**Exercise description:** Omit every image, and transcribe the remaining entries exactly as given.

**Record excerpts:**
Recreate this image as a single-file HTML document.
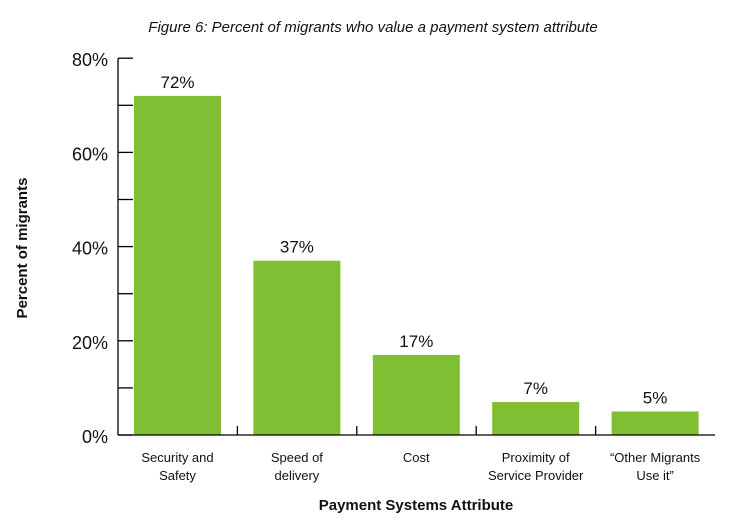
<!DOCTYPE html>
<html><head><meta charset="utf-8"><style>
body{margin:0;background:#fff}
text{font-family:"Liberation Sans","DejaVu Sans",sans-serif;fill:#111}
</style></head><body>
<svg id="c" width="746" height="526" xmlns="http://www.w3.org/2000/svg">
<text x="373" y="32" text-anchor="middle" font-size="15" font-style="italic">Figure 6: Percent of migrants who value a payment system attribute</text>
<text transform="translate(27,248) rotate(-90)" text-anchor="middle" font-size="15" font-weight="bold">Percent of migrants</text>
<text x="416" y="510" text-anchor="middle" font-size="15" font-weight="bold">Payment Systems Attribute</text>
<g id="g"></g>
</svg>
<script>
const categories=[["Security and","Safety"],["Speed of","delivery"],["Cost"],["Proximity of","Service Provider"],["“Other Migrants","Use it”"]];
const values=[72,37,17,7,5];
const yTicks=[0,20,40,60,80];
const yMinor=[10,30,50,70];
const X0=118,Y0=435,PX=4.71,CW=119.4,BW=87;
const y=v=>Y0-v*PX;
const x=i=>X0+i*CW;
const ns="http://www.w3.org/2000/svg",g=document.getElementById('g');
function mk(t,a){const e=document.createElementNS(ns,t);for(const k in a)e.setAttribute(k,a[k]);g.appendChild(e);return e;}
values.forEach((v,i)=>{
 const r=mk('rect',{x:x(i)+16,y:y(v),width:BW,height:Y0-y(v),fill:'#80bf33'});
 
 
 const t=mk('text',{x:x(i)+16+BW/2,y:y(v)-8,'text-anchor':'middle','font-size':'17'});
 t.textContent=v+'%';
 
 
 categories[i].forEach((ln,j)=>{
  const c=mk('text',{x:x(i)+16+BW/2,y:462+j*18,'text-anchor':'middle','font-size':'13'});
  c.textContent=ln;
  
  
 });
 if(i>0){const tk=mk('line',{x1:x(i),x2:x(i),y1:Y0,y2:Y0-9,stroke:'#000','stroke-width':1.3});
 
 }
});
const ax=mk('line',{x1:X0,x2:X0,y1:y(80),y2:Y0,stroke:'#000','stroke-width':1.3});


const bx=mk('line',{x1:X0,x2:x(5),y1:Y0,y2:Y0,stroke:'#000','stroke-width':1.3});


yTicks.concat(yMinor).forEach(v=>{
 const l=mk('line',{x1:X0,x2:X0+15,y1:y(v),y2:y(v),stroke:'#000','stroke-width':1.3});
 
 
});
yTicks.forEach(v=>{
 const t=mk('text',{x:108,y:y(v)+8,'text-anchor':'end','font-size':'18'});
 t.textContent=v+'%';
 
 
});
</script>
</body></html>
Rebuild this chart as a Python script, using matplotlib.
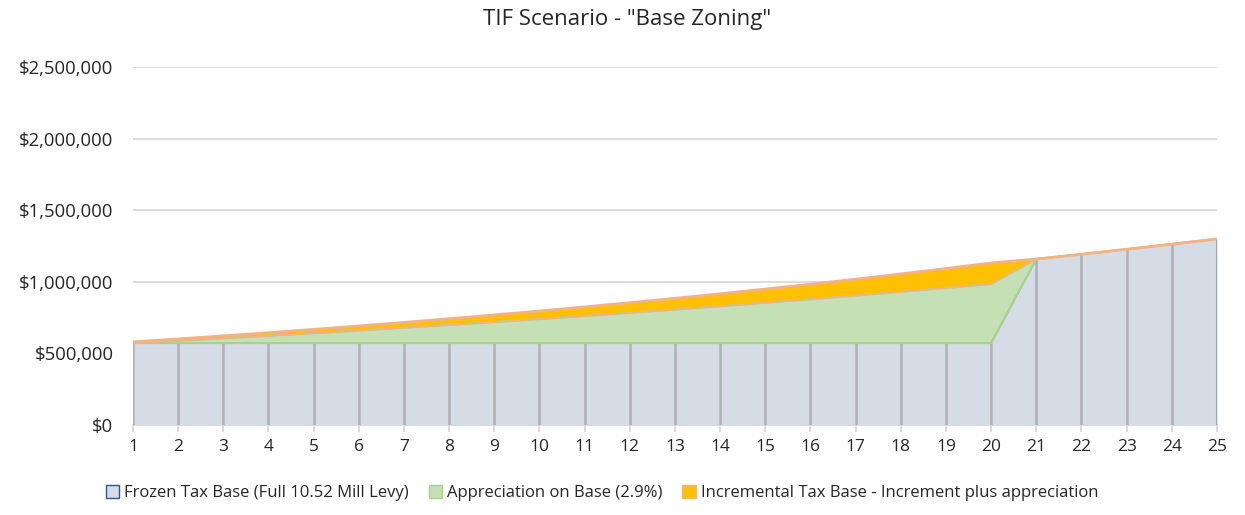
import numpy as np
import matplotlib.pyplot as plt
from matplotlib.patches import Patch
from matplotlib.ticker import FuncFormatter

plt.rcParams['font.family'] = ['Open Sans', 'DejaVu Sans']

years = list(range(1, 26))

# frozen base value, jumps once the district closes after year 20
frozen = [572000] * 20 + [1159000, 1192600, 1227200, 1262800, 1299400]

appreciation = [0, 16588, 33657, 51221, 69294, 87892, 107029, 126720, 146983,
                167834, 189289, 211367, 234084, 257460, 281515, 306267, 331737,
                357946, 384914, 412665, 0, 0, 0, 0, 0]

increment = [8000, 12176, 16615, 21328, 26330, 31633, 37252, 43204, 49502,
             56163, 63204, 70643, 78500, 86792, 95538, 104762, 114485, 124728,
             135518, 146876, 0, 0, 0, 0, 0]

labels = ['Frozen Tax Base (Full 10.52 Mill Levy)',
          'Appreciation on Base (2.9%)',
          'Incremental Tax Base - Increment plus appreciation']

fill_colors = ['#D6DCE5', '#C5E0B4', '#FFC000']
edge_colors = ['#A5ABB5', '#A9D18E', '#F4B183']

x = np.array(years)
frozen = np.array(frozen)
appreciation = np.array(appreciation)
increment = np.array(increment)

fig = plt.figure(figsize=(12.45, 5.15), dpi=100)
ax = fig.add_axes([0.1068, 0.1748, 0.8707, 0.6951])

ax.set_axisbelow(True)
ax.yaxis.grid(True, color='#D9D9D9', linewidth=1.3)

lvl1 = frozen
lvl2 = lvl1 + appreciation
lvl3 = lvl2 + increment

ax.fill_between(x, 0, lvl1, color=fill_colors[0], linewidth=0, zorder=2)
ax.fill_between(x, lvl1, lvl2, color=fill_colors[1], linewidth=0, zorder=2)
ax.fill_between(x, lvl2, lvl3, color=fill_colors[2], linewidth=0, zorder=2)

# drop lines for each year
ax.vlines(x, 0, lvl1, color='#B0B0B4', linewidth=1.8, zorder=3)
ax.vlines(x[-1], 0, lvl1[-1], color='#9AA3B8', linewidth=2.2, zorder=3)

# outlines: the green band is outlined top and bottom while it exists
ax.plot(x, lvl1, color=edge_colors[0], linewidth=1.2, zorder=4)
ax.plot(x[:21], lvl1[:21], color=edge_colors[1], linewidth=1.5, zorder=4)
ax.plot(x, lvl2, color=edge_colors[1], linewidth=1.5, zorder=4)
ax.plot(x[:21], lvl2[:21], color=edge_colors[2], linewidth=1.2, zorder=4)
ax.plot(x, lvl3, color=edge_colors[2], linewidth=2.0, zorder=5)

ax.set_xlim(1, 25)
ax.set_ylim(0, 2500000)
ax.set_xticks(years)
ax.set_yticks(np.arange(0, 2500001, 500000))
ax.yaxis.set_major_formatter(FuncFormatter(lambda v, p: '${:,.0f}'.format(v)))

for side in ['top', 'right', 'left']:
    ax.spines[side].set_visible(False)
ax.spines['bottom'].set_color('#D9D9D9')
ax.spines['bottom'].set_linewidth(1.3)
ax.spines['bottom'].set_zorder(1)

ax.tick_params(axis='y', length=0, pad=14, labelsize=13.3, labelcolor='#262626')
ax.tick_params(axis='x', length=5, width=1.3, color='#D9D9D9', pad=5,
               labelsize=12.5, labelcolor='#262626')

fig.text(0.5036, 0.962, 'TIF Scenario - "Base Zoning"', ha='center', va='center',
         fontsize=16, color='#262626')

handles = [Patch(facecolor=fill_colors[0], edgecolor='#2F5597', linewidth=1.0),
           Patch(facecolor=fill_colors[1], edgecolor=edge_colors[1], linewidth=1.0),
           Patch(facecolor=fill_colors[2], edgecolor=edge_colors[2], linewidth=1.0)]
fig.legend(handles, labels, loc='center', bbox_to_anchor=(0.4835, 0.043), ncol=3,
           frameon=False, fontsize=12.0, handlelength=0.8, handleheight=0.8,
           handletextpad=0.3, columnspacing=1.2, labelcolor='#262626')

plt.savefig('out.png', dpi=100)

**Exercise result:**
Recreate this image as a single-file HTML document.
<!DOCTYPE html>
<html><head><meta charset="utf-8"><style>
body{margin:0;background:#fff}
text{font-family:"Liberation Sans","DejaVu Sans",sans-serif;fill:#111}
</style></head><body>
<svg id="c" width="746" height="526" xmlns="http://www.w3.org/2000/svg">
<text x="373" y="32" text-anchor="middle" font-size="15" font-style="italic">Figure 6: Percent of migrants who value a payment system attribute</text>
<text transform="translate(27,248) rotate(-90)" text-anchor="middle" font-size="15" font-weight="bold">Percent of migrants</text>
<text x="416" y="510" text-anchor="middle" font-size="15" font-weight="bold">Payment Systems Attribute</text>
<g id="g"></g>
</svg>
<script>
const categories=[["Security and","Safety"],["Speed of","delivery"],["Cost"],["Proximity of","Service Provider"],["“Other Migrants","Use it”"]];
const values=[72,37,17,7,5];
const yTicks=[0,20,40,60,80];
const yMinor=[10,30,50,70];
const X0=118,Y0=435,PX=4.71,CW=119.4,BW=87;
const y=v=>Y0-v*PX;
const x=i=>X0+i*CW;
const ns="http://www.w3.org/2000/svg",g=document.getElementById('g');
function mk(t,a){const e=document.createElementNS(ns,t);for(const k in a)e.setAttribute(k,a[k]);g.appendChild(e);return e;}
values.forEach((v,i)=>{
 const r=mk('rect',{x:x(i)+16,y:y(v),width:BW,height:Y0-y(v),fill:'#80bf33'});
 
 
 const t=mk('text',{x:x(i)+16+BW/2,y:y(v)-8,'text-anchor':'middle','font-size':'17'});
 t.textContent=v+'%';
 
 
 categories[i].forEach((ln,j)=>{
  const c=mk('text',{x:x(i)+16+BW/2,y:462+j*18,'text-anchor':'middle','font-size':'13'});
  c.textContent=ln;
  
  
 });
 if(i>0){const tk=mk('line',{x1:x(i),x2:x(i),y1:Y0,y2:Y0-9,stroke:'#000','stroke-width':1.3});
 
 }
});
const ax=mk('line',{x1:X0,x2:X0,y1:y(80),y2:Y0,stroke:'#000','stroke-width':1.3});


const bx=mk('line',{x1:X0,x2:x(5),y1:Y0,y2:Y0,stroke:'#000','stroke-width':1.3});


yTicks.concat(yMinor).forEach(v=>{
 const l=mk('line',{x1:X0,x2:X0+15,y1:y(v),y2:y(v),stroke:'#000','stroke-width':1.3});
 
 
});
yTicks.forEach(v=>{
 const t=mk('text',{x:108,y:y(v)+8,'text-anchor':'end','font-size':'18'});
 t.textContent=v+'%';
 
 
});
</script>
</body></html>
Rebuild this chart as a Python script, using matplotlib.
import numpy as np
import matplotlib.pyplot as plt
from matplotlib.patches import Patch
from matplotlib.ticker import FuncFormatter

plt.rcParams['font.family'] = ['Open Sans', 'DejaVu Sans']

years = list(range(1, 26))

# frozen base value, jumps once the district closes after year 20
frozen = [572000] * 20 + [1159000, 1192600, 1227200, 1262800, 1299400]

appreciation = [0, 16588, 33657, 51221, 69294, 87892, 107029, 126720, 146983,
                167834, 189289, 211367, 234084, 257460, 281515, 306267, 331737,
                357946, 384914, 412665, 0, 0, 0, 0, 0]

increment = [8000, 12176, 16615, 21328, 26330, 31633, 37252, 43204, 49502,
             56163, 63204, 70643, 78500, 86792, 95538, 104762, 114485, 124728,
             135518, 146876, 0, 0, 0, 0, 0]

labels = ['Frozen Tax Base (Full 10.52 Mill Levy)',
          'Appreciation on Base (2.9%)',
          'Incremental Tax Base - Increment plus appreciation']

fill_colors = ['#D6DCE5', '#C5E0B4', '#FFC000']
edge_colors = ['#A5ABB5', '#A9D18E', '#F4B183']

x = np.array(years)
frozen = np.array(frozen)
appreciation = np.array(appreciation)
increment = np.array(increment)

fig = plt.figure(figsize=(12.45, 5.15), dpi=100)
ax = fig.add_axes([0.1068, 0.1748, 0.8707, 0.6951])

ax.set_axisbelow(True)
ax.yaxis.grid(True, color='#D9D9D9', linewidth=1.3)

lvl1 = frozen
lvl2 = lvl1 + appreciation
lvl3 = lvl2 + increment

ax.fill_between(x, 0, lvl1, color=fill_colors[0], linewidth=0, zorder=2)
ax.fill_between(x, lvl1, lvl2, color=fill_colors[1], linewidth=0, zorder=2)
ax.fill_between(x, lvl2, lvl3, color=fill_colors[2], linewidth=0, zorder=2)

# drop lines for each year
ax.vlines(x, 0, lvl1, color='#B0B0B4', linewidth=1.8, zorder=3)
ax.vlines(x[-1], 0, lvl1[-1], color='#9AA3B8', linewidth=2.2, zorder=3)

# outlines: the green band is outlined top and bottom while it exists
ax.plot(x, lvl1, color=edge_colors[0], linewidth=1.2, zorder=4)
ax.plot(x[:21], lvl1[:21], color=edge_colors[1], linewidth=1.5, zorder=4)
ax.plot(x, lvl2, color=edge_colors[1], linewidth=1.5, zorder=4)
ax.plot(x[:21], lvl2[:21], color=edge_colors[2], linewidth=1.2, zorder=4)
ax.plot(x, lvl3, color=edge_colors[2], linewidth=2.0, zorder=5)

ax.set_xlim(1, 25)
ax.set_ylim(0, 2500000)
ax.set_xticks(years)
ax.set_yticks(np.arange(0, 2500001, 500000))
ax.yaxis.set_major_formatter(FuncFormatter(lambda v, p: '${:,.0f}'.format(v)))

for side in ['top', 'right', 'left']:
    ax.spines[side].set_visible(False)
ax.spines['bottom'].set_color('#D9D9D9')
ax.spines['bottom'].set_linewidth(1.3)
ax.spines['bottom'].set_zorder(1)

ax.tick_params(axis='y', length=0, pad=14, labelsize=13.3, labelcolor='#262626')
ax.tick_params(axis='x', length=5, width=1.3, color='#D9D9D9', pad=5,
               labelsize=12.5, labelcolor='#262626')

fig.text(0.5036, 0.962, 'TIF Scenario - "Base Zoning"', ha='center', va='center',
         fontsize=16, color='#262626')

handles = [Patch(facecolor=fill_colors[0], edgecolor='#2F5597', linewidth=1.0),
           Patch(facecolor=fill_colors[1], edgecolor=edge_colors[1], linewidth=1.0),
           Patch(facecolor=fill_colors[2], edgecolor=edge_colors[2], linewidth=1.0)]
fig.legend(handles, labels, loc='center', bbox_to_anchor=(0.4835, 0.043), ncol=3,
           frameon=False, fontsize=12.0, handlelength=0.8, handleheight=0.8,
           handletextpad=0.3, columnspacing=1.2, labelcolor='#262626')

plt.savefig('out.png', dpi=100)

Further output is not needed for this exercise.